[Work required] Without the pictures, write out all the lines below exactly as they appear.

[Stored data]
------

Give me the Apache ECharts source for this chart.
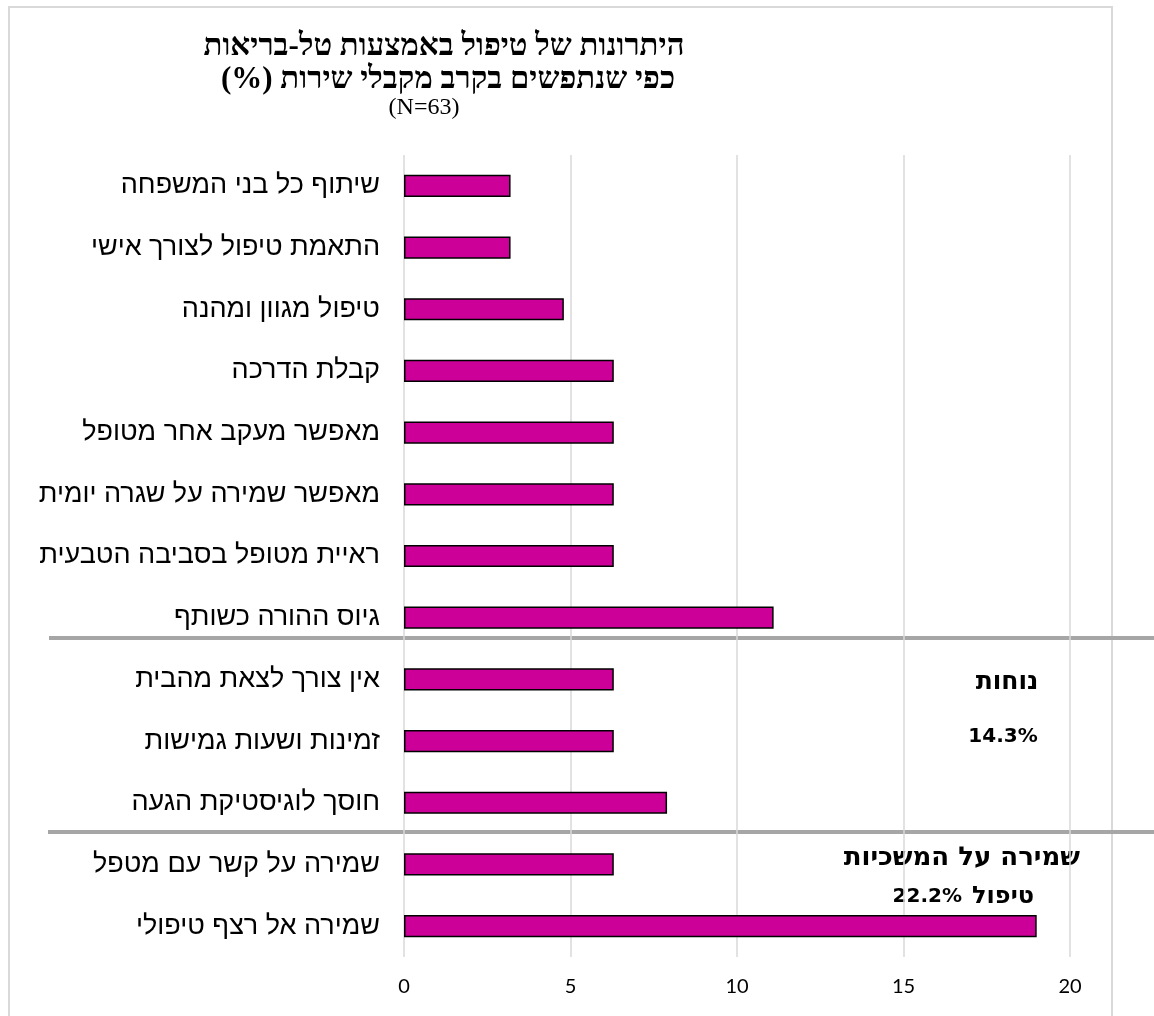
<!DOCTYPE html>
<html>
<head>
<meta charset="utf-8">
<style>
  html, body { margin: 0; padding: 0; background: #fff; }
  #main { width: 1154px; height: 1016px; direction: rtl; }
</style>
<script src="https://cdn.jsdelivr.net/npm/echarts@6/dist/echarts.min.js"></script>
</head>
<body>
<div id="main"></div>
<script>
var categories = [
    'שיתוף כל בני המשפחה',
    'התאמת טיפול לצורך אישי',
    'טיפול מגוון ומהנה',
    'קבלת הדרכה',
    'מאפשר מעקב אחר מטופל',
    'מאפשר שמירה על שגרה יומית',
    'ראיית מטופל בסביבה הטבעית',
    'גיוס ההורה כשותף',
    'אין צורך לצאת מהבית',
    'זמינות ושעות גמישות',
    'חוסך לוגיסטיקת הגעה',
    'שמירה על קשר עם מטפל',
    'שמירה אל רצף טיפולי'
];
var values = [3.2, 3.2, 4.8, 6.3, 6.3, 6.3, 6.3, 11.1, 6.3, 6.3, 7.9, 6.3, 19.0];
var xTicks = [0, 5, 10, 15, 20];

var titleLines = ['היתרונות של טיפול באמצעות טל-בריאות', 'כפי שנתפשים בקרב מקבלי שירות (%)'];
var titleN = '(N=63)';
var groupNames = ['נוחות', 'שמירה על המשכיות', 'טיפול'];
var groupShares = ['14.3%', '22.2%'];

var myChart = echarts.init(document.getElementById('main'));

var serif = "'Liberation Serif', 'DejaVu Serif', serif";
var boldSans = "'DejaVu Sans', 'Liberation Sans', sans-serif";

function note(x, y, text, size, align) {
    return {
        type: 'text', x: x, y: y,
        style: { text: text, font: 'bold ' + size + 'px ' + boldSans, fill: '#000', textAlign: align, textVerticalAlign: 'middle' }
    };
}

myChart.setOption({
    animation: false,
    grid: { left: 404, right: 84, top: 155, bottom: 59 },
    xAxis: {
        type: 'value',
        min: xTicks[0],
        max: xTicks[xTicks.length - 1],
        interval: 5,
        axisLine: { show: false },
        axisTick: { show: false },
        axisLabel: { margin: 20, fontSize: 20, color: '#000', fontFamily: 'Lato' },
        splitLine: { lineStyle: { color: '#d9d9d9', width: 1.5 } }
    },
    yAxis: {
        type: 'category',
        inverse: true,
        data: categories,
        axisLine: { show: false },
        axisTick: { show: false },
        axisLabel: { margin: 24, fontSize: 27, color: '#000', fontFamily: "'Liberation Sans', Arial, sans-serif" }
    },
    series: [{
        type: 'bar',
        data: values,
        barWidth: '36%',
        itemStyle: { color: '#cc0099', borderColor: '#000', borderWidth: 1.5 }
    }],
    graphic: [
        // outer frame
        { type: 'rect', shape: { x: 9, y: 7, width: 1103, height: 1030 }, style: { fill: 'none', stroke: '#d9d9d9', lineWidth: 2 }, silent: true },
        // title
        { type: 'text', x: 444, y: 47, style: { text: titleLines[0], font: 'bold 31px ' + serif, fill: '#000', textAlign: 'center', textVerticalAlign: 'middle' } },
        { type: 'text', x: 448, y: 80, style: { text: titleLines[1], font: 'bold 31px ' + serif, fill: '#000', textAlign: 'center', textVerticalAlign: 'middle' } },
        { type: 'text', x: 424, y: 108, style: { text: titleN, font: '24px ' + serif, fill: '#000', textAlign: 'center', textVerticalAlign: 'middle' } },
        // group separators
        { type: 'line', shape: { x1: 49, y1: 638, x2: 1154, y2: 638 }, style: { stroke: '#a6a6a6', lineWidth: 4 } },
        { type: 'line', shape: { x1: 48, y1: 832, x2: 1154, y2: 832 }, style: { stroke: '#a6a6a6', lineWidth: 4 } },
        // group notes
        note(1007, 682, groupNames[0], 25, 'center'),
        note(1003, 737, groupShares[0], 20, 'center'),
        note(1080, 858, groupNames[1], 26, 'right'),
        note(1034, 897, groupNames[2], 24, 'right'),
        note(962, 897, groupShares[1], 20, 'right')
    ]
});
</script>
</body>
</html>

------

[Answer]
Give me the Apache ECharts source for this chart.
<!DOCTYPE html>
<html>
<head>
<meta charset="utf-8">
<style>
  html, body { margin: 0; padding: 0; background: #fff; }
  #main { width: 1154px; height: 1016px; direction: rtl; }
</style>
<script src="https://cdn.jsdelivr.net/npm/echarts@6/dist/echarts.min.js"></script>
</head>
<body>
<div id="main"></div>
<script>
var categories = [
    'שיתוף כל בני המשפחה',
    'התאמת טיפול לצורך אישי',
    'טיפול מגוון ומהנה',
    'קבלת הדרכה',
    'מאפשר מעקב אחר מטופל',
    'מאפשר שמירה על שגרה יומית',
    'ראיית מטופל בסביבה הטבעית',
    'גיוס ההורה כשותף',
    'אין צורך לצאת מהבית',
    'זמינות ושעות גמישות',
    'חוסך לוגיסטיקת הגעה',
    'שמירה על קשר עם מטפל',
    'שמירה אל רצף טיפולי'
];
var values = [3.2, 3.2, 4.8, 6.3, 6.3, 6.3, 6.3, 11.1, 6.3, 6.3, 7.9, 6.3, 19.0];
var xTicks = [0, 5, 10, 15, 20];

var titleLines = ['היתרונות של טיפול באמצעות טל-בריאות', 'כפי שנתפשים בקרב מקבלי שירות (%)'];
var titleN = '(N=63)';
var groupNames = ['נוחות', 'שמירה על המשכיות', 'טיפול'];
var groupShares = ['14.3%', '22.2%'];

var myChart = echarts.init(document.getElementById('main'));

var serif = "'Liberation Serif', 'DejaVu Serif', serif";
var boldSans = "'DejaVu Sans', 'Liberation Sans', sans-serif";

function note(x, y, text, size, align) {
    return {
        type: 'text', x: x, y: y,
        style: { text: text, font: 'bold ' + size + 'px ' + boldSans, fill: '#000', textAlign: align, textVerticalAlign: 'middle' }
    };
}

myChart.setOption({
    animation: false,
    grid: { left: 404, right: 84, top: 155, bottom: 59 },
    xAxis: {
        type: 'value',
        min: xTicks[0],
        max: xTicks[xTicks.length - 1],
        interval: 5,
        axisLine: { show: false },
        axisTick: { show: false },
        axisLabel: { margin: 20, fontSize: 20, color: '#000', fontFamily: 'Lato' },
        splitLine: { lineStyle: { color: '#d9d9d9', width: 1.5 } }
    },
    yAxis: {
        type: 'category',
        inverse: true,
        data: categories,
        axisLine: { show: false },
        axisTick: { show: false },
        axisLabel: { margin: 24, fontSize: 27, color: '#000', fontFamily: "'Liberation Sans', Arial, sans-serif" }
    },
    series: [{
        type: 'bar',
        data: values,
        barWidth: '36%',
        itemStyle: { color: '#cc0099', borderColor: '#000', borderWidth: 1.5 }
    }],
    graphic: [
        // outer frame
        { type: 'rect', shape: { x: 9, y: 7, width: 1103, height: 1030 }, style: { fill: 'none', stroke: '#d9d9d9', lineWidth: 2 }, silent: true },
        // title
        { type: 'text', x: 444, y: 47, style: { text: titleLines[0], font: 'bold 31px ' + serif, fill: '#000', textAlign: 'center', textVerticalAlign: 'middle' } },
        { type: 'text', x: 448, y: 80, style: { text: titleLines[1], font: 'bold 31px ' + serif, fill: '#000', textAlign: 'center', textVerticalAlign: 'middle' } },
        { type: 'text', x: 424, y: 108, style: { text: titleN, font: '24px ' + serif, fill: '#000', textAlign: 'center', textVerticalAlign: 'middle' } },
        // group separators
        { type: 'line', shape: { x1: 49, y1: 638, x2: 1154, y2: 638 }, style: { stroke: '#a6a6a6', lineWidth: 4 } },
        { type: 'line', shape: { x1: 48, y1: 832, x2: 1154, y2: 832 }, style: { stroke: '#a6a6a6', lineWidth: 4 } },
        // group notes
        note(1007, 682, groupNames[0], 25, 'center'),
        note(1003, 737, groupShares[0], 20, 'center'),
        note(1080, 858, groupNames[1], 26, 'right'),
        note(1034, 897, groupNames[2], 24, 'right'),
        note(962, 897, groupShares[1], 20, 'right')
    ]
});
</script>
</body>
</html>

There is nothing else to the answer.